Greenland USA executive Scott Solish, whose firm controls the project, spoke enthusiastically about progress in the Vanderbilt Yard.

"As many of you have seen, the Sixth Avenue ramp [to the railyard] is now finished," he said, so that allows Long Island Rail Road vehicles to access the yard.

(Greenland, after buying out nearly all of Forest City Realty Trust's stake, as of June controlled 95% of the project going forward, but then sold three development sites--B15, B12, B13--to two other developers. There are four towers completed, and 11 more expected.)

Now Greenland Forest City Partners can start to take out the temporary ramp in the eastern section of the railyard that was used for construction vehicles. After that's demolished, "then we can lay Tracks 6 and 7 down, and finish out the track work," Solish said.

That was a reference to the seven-track permanent railyard that original developer Forest City Ratner negotiated in 2009 as a "value engineering" exercise, in place of the nine-track railyard originally promised to the Metropolitan Transportation Authority when Forest City won a 2005 bid for railyard development rights.

The new railyard in the eastern third of the yard is capable of storing, cleaning, and toilet servicing longer trains, given that the LIRR now has longer cars.
"Is the the yard work on your original schedule?" resident Steve Ettlinger asked.

"It's the same schedule that [then Forest City executive] Ashley [Cotton] spoke to, I guess, in 2017," Solish said. He then seemed to acknowledge that the work has been delayed--the tape is fuzzy--"and we’re excited to get it finished." The final two tracks should be installed in "the fourth quarter," he said, meaning by the end of the year.

A history of delays
I'm not exactly sure Cotton provided a public schedule in 2017. Rather, Greenland Forest City in 2015 issued an "anticipated time line" (below), with railyard completion by 2017, and then proceeded to not meet that schedule.

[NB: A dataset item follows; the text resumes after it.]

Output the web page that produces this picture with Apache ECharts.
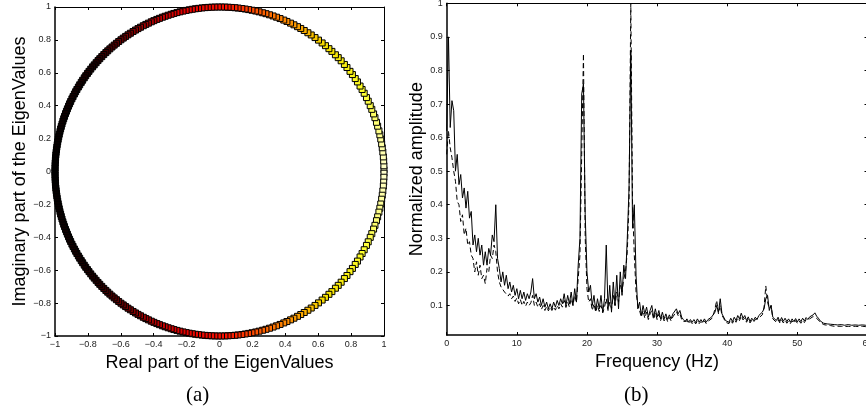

I reported in March about Forest City executives had just disclosed, casually, that the railyard wouldn't be done until the fourth quarter of this year. The company filed a disclosure to the Securities and Exchange Commission:
More specifically, our agreement with the Metropolitan Transit Authority (“MTA”) requires collateral to be posted and for the construction of the permanent rail yard to be substantially complete by December 2017, subject to force majeure. In 2015, we notified the MTA of a force majeure delay of approximately 16 months, due to unforeseen site conditions.
That delay and 2015 notification was never announced to the public, nor was an updated timetable shared with the public.

What next?

Solish said that work on the platform over the railyard--the base for future vertical construction--will start when the yard is finished. There's no timetable yet for platform construction.

"Currently we’ve been doing pre-placement of foundations for the platform," said Solish, noting that more foundations will go into the vertical buildings.

Other work around the railyard

Demolition of the railyard's East Portal is continuing. A new phase of traffic restrictions, beginning in mid-October, should encroach on one Vanderbilt Avenue lane southbound. That should be in place for about three months, Solish said.

Ongoing is the testing of a new substation, along with the decommissioning of the existing substation, and commissioning of LIRR offices.

Building demolition starts next week

Demolition of the "bump buildings"--which bump into the railyard from Atlantic Avenue--should start next week, he said. Most of the work will be hand demolition, to ensure safeguards over the active railroad tracks, so it takes longer.

"That will hopefully be finished in the first quarter, as well," he said.